# Start of Data shown

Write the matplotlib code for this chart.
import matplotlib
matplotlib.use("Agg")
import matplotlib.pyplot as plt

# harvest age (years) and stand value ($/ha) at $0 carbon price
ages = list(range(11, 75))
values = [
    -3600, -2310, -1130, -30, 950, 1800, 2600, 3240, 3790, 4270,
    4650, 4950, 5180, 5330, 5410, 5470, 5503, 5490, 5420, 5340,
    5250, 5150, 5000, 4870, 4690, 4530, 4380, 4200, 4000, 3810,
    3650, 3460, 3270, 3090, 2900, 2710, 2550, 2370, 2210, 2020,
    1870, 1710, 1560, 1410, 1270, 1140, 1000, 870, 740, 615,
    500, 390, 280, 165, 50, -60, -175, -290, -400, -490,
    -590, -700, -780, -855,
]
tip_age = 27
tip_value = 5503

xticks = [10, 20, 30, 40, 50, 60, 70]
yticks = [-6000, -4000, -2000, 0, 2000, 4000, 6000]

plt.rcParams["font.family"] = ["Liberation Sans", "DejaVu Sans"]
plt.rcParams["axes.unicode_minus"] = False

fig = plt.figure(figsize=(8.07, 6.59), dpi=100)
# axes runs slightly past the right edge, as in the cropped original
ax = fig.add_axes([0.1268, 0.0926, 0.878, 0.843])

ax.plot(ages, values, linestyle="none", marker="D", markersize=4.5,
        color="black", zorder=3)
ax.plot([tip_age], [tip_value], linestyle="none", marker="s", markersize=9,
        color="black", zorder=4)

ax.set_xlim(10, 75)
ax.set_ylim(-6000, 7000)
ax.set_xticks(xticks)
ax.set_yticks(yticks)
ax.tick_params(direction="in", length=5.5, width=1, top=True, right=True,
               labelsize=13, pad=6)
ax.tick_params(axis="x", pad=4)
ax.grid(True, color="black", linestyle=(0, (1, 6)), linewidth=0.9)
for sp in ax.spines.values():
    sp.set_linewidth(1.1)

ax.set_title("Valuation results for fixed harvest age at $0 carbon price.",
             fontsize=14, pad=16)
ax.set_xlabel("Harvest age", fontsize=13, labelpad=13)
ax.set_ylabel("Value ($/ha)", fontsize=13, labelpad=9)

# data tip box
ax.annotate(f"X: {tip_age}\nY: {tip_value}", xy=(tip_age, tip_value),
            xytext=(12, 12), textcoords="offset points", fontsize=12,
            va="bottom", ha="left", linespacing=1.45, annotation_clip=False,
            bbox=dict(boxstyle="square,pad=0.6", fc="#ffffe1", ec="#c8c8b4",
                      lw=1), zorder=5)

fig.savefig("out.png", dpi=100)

# End of Data shown

▸ **The request**
Report how many lines of the listing hold the string "matplotlib", giving only the number.

▸ **Answer for the task**
4